Each bottle of Bauman’s Best comes with similar suggestions for how to use it in cooking or for craft cocktails, which is no surprise when you consider the company’s origin story. Bauman—who worked as a bartender for 10 years on both sides of the Charles River at hot spots such as The Intercontinental and Kirkland Tap and Trotter—was introduced to shrubs six years ago when Lou Saban, a fellow bartender at the Fairmont Copley Plaza Hotel, shared his personal recipe for a shrub made with balsamic vinegar, strawberries and rosemary.

“It made me fall in love with the flavor profile of vinegar and get interested in the craft food side of bartending rather than the alcohol side,” says Bauman, who has been playing with recipes ever since.

While they have survived as a culinary undercurrent in farming culture throughout U.S. history, shrubs had their biggest American moment during colonial times, when they were used to make water potable: The high acidity levels found in vinegar tend to kill bacteria. “Shrubs are fairly basic in that they involve letting late-harvest produce macerate for a while with a little bit of vinegar and sweetener,” says Bauman. To sweeten a shrub, you can use sugar, honey, molasses or maple syrup (in which case, the shrub is then called a “switchel”); Bauman sweetens his with all-natural evaporated cane juice from Privateer Rum in Ipswich. “You also can add botanicals or spices if you want more depth of flavor,” he says. “Shrubs have a lot of possibilities for doing things your own way.”

Bauman’s herb and berry shrub—a mix of strawberries, blackberries, apple cider vinegar and herbs—is his homage to the Lou Saban shrub that started it all. “My partner calls it a liquid popsicle,” says Bauman. “She’ll drink it straight up or on the rocks.” The couple also likes to use the shrub to deglaze the pan to make a sauce for steaks, as well as to splash it over dark greens like collards or over spinach and goat cheese salad.

The tangerine and lavender shrub harks back to Bauman’s time bartending on the Big Island in Hawaii. “There was a lovely lavender farm on Maui Island and tangerine groves on Big Island,” he says. “I wanted to put those flavors together in a way that would be local and fun.” Bauman is now working on developing an as-of-yet-unnamed spicy pineapple shrub that will include Dragon Sauce made by Alex’s Ugly Sauce (a graduate company of Commonwealth Kitchen). “The flavor will be really fun mixed with rum and in tiki drinks,” he says.

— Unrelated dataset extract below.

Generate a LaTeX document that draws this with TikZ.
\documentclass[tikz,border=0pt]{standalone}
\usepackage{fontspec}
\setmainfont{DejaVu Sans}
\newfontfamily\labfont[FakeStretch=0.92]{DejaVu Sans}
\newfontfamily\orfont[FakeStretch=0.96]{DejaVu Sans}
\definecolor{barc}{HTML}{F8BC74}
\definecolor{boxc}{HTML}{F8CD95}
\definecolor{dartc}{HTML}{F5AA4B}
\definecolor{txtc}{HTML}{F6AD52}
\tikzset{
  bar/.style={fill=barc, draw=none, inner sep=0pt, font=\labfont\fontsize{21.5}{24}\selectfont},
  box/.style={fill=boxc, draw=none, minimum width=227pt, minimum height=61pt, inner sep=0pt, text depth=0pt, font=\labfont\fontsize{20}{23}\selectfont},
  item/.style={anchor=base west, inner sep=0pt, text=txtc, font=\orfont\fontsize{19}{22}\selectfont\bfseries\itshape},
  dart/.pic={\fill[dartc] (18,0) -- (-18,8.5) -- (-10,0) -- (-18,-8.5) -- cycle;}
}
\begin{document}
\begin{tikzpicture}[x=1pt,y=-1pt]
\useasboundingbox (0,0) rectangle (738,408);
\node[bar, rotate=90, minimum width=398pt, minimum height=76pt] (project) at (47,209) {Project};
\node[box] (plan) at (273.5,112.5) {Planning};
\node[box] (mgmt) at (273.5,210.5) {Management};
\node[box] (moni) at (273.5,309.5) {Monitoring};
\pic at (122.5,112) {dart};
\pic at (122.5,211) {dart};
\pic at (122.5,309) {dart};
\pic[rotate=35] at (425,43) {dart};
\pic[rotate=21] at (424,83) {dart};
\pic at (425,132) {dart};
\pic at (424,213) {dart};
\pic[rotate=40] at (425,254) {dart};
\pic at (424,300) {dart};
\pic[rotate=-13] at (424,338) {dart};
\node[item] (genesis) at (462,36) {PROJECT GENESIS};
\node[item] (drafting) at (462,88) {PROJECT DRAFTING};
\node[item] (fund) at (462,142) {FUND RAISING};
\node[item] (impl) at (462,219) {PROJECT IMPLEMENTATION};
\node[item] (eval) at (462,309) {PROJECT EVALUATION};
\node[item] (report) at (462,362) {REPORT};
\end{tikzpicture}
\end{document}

Whenever possible, Bauman tries to source his ingredients locally. In season, he buys his produce from Ward’s Berry Farm in Sharon and Red Fire Farm in Granby.

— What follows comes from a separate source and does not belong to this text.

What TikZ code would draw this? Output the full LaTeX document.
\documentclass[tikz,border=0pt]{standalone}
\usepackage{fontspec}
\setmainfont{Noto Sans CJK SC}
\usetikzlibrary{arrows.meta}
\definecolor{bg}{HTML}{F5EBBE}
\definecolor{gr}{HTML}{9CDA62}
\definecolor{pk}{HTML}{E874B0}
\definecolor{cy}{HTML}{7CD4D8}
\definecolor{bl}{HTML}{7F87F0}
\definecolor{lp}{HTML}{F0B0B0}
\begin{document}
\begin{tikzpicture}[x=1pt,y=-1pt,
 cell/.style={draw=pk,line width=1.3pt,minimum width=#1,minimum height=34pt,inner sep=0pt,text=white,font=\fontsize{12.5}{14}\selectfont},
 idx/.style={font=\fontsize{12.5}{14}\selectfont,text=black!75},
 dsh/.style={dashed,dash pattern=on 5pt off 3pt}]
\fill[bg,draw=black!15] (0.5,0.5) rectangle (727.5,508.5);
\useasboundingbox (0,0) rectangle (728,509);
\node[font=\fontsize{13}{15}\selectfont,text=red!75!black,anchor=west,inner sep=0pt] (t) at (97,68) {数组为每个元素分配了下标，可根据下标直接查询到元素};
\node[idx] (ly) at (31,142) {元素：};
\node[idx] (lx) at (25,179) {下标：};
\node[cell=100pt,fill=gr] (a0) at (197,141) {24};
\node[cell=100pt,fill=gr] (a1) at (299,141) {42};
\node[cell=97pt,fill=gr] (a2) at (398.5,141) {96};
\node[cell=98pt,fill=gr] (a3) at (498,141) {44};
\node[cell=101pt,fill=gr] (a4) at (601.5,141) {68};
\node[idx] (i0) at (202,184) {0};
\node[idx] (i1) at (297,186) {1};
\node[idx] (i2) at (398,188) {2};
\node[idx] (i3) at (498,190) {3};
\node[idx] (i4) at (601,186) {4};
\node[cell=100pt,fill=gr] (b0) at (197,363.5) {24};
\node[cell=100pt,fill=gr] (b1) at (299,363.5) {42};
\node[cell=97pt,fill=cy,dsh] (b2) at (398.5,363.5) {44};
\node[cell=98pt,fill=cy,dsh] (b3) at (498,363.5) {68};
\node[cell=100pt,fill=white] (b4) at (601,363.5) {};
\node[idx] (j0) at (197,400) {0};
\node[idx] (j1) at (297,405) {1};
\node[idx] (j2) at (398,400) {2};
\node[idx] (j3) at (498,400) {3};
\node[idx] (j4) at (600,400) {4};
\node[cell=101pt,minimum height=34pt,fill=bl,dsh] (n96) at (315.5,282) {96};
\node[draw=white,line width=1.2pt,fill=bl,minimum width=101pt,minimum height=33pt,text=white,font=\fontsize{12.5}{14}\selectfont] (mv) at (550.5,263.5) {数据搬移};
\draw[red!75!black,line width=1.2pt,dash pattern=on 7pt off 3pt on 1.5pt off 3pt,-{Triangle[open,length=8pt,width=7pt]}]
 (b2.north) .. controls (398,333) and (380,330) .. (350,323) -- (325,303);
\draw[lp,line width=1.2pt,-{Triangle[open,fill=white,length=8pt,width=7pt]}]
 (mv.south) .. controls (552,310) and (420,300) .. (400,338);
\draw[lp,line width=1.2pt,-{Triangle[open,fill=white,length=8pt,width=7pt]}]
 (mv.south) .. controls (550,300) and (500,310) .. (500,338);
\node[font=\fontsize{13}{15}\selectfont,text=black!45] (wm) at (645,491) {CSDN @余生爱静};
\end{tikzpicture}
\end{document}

“My brother has small farm up in the Bay of Maine area, where he sometimes grows lavender. Basically, I end up picking and choosing my ingredients from places I know. I’m partial to Ward’s Berry Farm, because I grew up going to the corn maze there, so it’s close to my heart.” (When Bauman can’t source his ingredients locally, he buys from companies based in Massachusetts, including Pit Service Produce in Hyde Park and Christina’s Spice & Specialty Foods in Cambridge’s Inman Square.)

As Bauman finishes making each flavor of shrub, he sets aside the solids to later experiment with making relish, chutney and marmalade. “We’re working toward becoming a zero-waste company. It’s just an idea at this stage,” he says, but he hopes to develop some new recipes worthy of selling alongside his shrubs.

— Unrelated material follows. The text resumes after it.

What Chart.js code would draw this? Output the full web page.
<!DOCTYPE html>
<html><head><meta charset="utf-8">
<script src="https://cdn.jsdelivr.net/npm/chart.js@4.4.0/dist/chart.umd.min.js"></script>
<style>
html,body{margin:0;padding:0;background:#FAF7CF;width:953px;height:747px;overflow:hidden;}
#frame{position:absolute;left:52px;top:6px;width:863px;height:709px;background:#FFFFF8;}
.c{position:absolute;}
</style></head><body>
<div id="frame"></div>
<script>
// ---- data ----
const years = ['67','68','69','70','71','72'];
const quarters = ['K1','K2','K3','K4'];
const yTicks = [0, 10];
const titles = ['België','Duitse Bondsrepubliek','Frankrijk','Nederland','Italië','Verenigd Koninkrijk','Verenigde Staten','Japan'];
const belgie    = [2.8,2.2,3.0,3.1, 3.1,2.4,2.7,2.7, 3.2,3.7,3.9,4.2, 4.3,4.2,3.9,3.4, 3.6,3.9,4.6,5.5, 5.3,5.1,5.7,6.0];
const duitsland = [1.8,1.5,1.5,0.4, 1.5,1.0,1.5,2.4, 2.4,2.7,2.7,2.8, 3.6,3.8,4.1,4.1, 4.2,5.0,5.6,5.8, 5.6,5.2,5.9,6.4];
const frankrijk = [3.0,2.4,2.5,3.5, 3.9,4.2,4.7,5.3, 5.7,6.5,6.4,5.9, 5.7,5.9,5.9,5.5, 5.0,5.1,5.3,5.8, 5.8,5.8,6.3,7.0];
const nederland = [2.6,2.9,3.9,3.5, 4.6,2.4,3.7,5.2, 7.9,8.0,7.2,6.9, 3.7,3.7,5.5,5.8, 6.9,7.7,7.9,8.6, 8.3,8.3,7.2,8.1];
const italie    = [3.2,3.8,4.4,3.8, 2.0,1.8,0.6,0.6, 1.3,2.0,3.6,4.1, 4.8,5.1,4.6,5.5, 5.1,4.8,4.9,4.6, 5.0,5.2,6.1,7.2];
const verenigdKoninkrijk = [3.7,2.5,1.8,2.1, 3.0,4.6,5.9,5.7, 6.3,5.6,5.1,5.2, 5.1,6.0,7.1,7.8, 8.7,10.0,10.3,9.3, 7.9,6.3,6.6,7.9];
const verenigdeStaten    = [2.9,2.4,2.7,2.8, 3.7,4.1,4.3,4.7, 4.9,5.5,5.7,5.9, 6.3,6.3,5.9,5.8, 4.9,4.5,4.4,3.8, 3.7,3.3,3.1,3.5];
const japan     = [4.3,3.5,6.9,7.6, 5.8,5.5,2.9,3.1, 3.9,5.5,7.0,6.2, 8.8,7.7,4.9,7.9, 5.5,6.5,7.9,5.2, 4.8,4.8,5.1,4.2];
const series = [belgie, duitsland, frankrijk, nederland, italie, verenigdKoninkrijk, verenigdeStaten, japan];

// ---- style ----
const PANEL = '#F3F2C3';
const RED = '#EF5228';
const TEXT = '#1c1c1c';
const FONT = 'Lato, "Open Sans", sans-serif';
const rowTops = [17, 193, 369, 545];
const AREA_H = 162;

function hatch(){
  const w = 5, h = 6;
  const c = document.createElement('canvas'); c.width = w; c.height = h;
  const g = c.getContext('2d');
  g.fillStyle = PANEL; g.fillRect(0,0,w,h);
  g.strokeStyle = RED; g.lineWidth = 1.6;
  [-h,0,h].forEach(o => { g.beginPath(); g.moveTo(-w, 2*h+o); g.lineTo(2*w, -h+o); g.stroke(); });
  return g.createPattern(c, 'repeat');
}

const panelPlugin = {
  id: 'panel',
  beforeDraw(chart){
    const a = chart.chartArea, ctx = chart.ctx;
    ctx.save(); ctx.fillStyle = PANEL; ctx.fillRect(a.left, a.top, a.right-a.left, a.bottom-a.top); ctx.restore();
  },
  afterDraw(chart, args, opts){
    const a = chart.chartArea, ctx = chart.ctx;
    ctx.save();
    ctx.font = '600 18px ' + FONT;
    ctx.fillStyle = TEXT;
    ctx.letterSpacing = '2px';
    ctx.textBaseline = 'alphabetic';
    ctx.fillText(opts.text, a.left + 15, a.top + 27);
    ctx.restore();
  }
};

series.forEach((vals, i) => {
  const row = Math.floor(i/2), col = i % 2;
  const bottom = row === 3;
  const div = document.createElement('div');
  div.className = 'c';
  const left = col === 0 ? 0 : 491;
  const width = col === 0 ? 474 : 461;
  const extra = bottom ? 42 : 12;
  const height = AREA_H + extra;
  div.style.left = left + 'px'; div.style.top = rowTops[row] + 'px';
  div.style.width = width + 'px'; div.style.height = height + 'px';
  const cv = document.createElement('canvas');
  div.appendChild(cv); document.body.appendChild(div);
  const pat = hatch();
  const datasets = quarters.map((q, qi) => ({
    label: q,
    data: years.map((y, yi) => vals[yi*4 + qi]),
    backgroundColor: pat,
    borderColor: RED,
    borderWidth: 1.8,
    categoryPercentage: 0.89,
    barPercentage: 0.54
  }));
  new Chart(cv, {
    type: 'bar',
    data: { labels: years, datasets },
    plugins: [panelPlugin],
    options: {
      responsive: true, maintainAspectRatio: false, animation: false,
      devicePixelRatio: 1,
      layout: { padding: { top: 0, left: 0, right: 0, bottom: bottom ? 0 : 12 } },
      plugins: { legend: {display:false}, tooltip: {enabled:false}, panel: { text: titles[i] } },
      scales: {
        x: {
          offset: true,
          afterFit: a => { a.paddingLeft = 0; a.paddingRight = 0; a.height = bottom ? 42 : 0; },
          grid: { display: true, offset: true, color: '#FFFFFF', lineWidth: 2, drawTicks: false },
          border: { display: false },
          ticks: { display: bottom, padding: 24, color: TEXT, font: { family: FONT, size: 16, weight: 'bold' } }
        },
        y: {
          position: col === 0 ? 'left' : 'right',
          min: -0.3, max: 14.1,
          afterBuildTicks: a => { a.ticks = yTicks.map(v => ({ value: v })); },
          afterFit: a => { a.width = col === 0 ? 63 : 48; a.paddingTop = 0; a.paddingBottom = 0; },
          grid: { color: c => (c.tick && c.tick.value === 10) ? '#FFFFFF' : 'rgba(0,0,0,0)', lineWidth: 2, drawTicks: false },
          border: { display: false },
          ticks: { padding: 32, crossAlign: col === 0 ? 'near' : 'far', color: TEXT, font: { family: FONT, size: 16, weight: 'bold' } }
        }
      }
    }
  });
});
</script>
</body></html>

Before bottling the vinegar syrups, Bauman adds a little water to make them more palatable. The entire production process takes about 24 hours—spread out over multiple visits for prepping the produce, straining the vinegar, and bottling and labeling—to make 40 cases of product. Now, a year into his business, Bauman says he doesn’t miss the late nights of bartending and that his labor-intensive undertaking has given him lots more time to spend with his partner and their dog, Derby, a young Boxer mix. “I couldn’t be happier.”

You can find Bauman’s Best shrubs at Eataly Boston (at the wine shop and in cocktails at Terra and La Piazza), Falmouth Wine and Spirits in Falmouth, Mill City Cheesemongers in Lowell, the SOWA Farmers Market in Boston (Sundays, in season), and the Harvard University Farmers Market (Tuesdays, in season). You also can order them online ($10 for 8 oz.; $18 for 16 oz.) at baumansbest.com.

This story appeared in the Spring 2018 issue.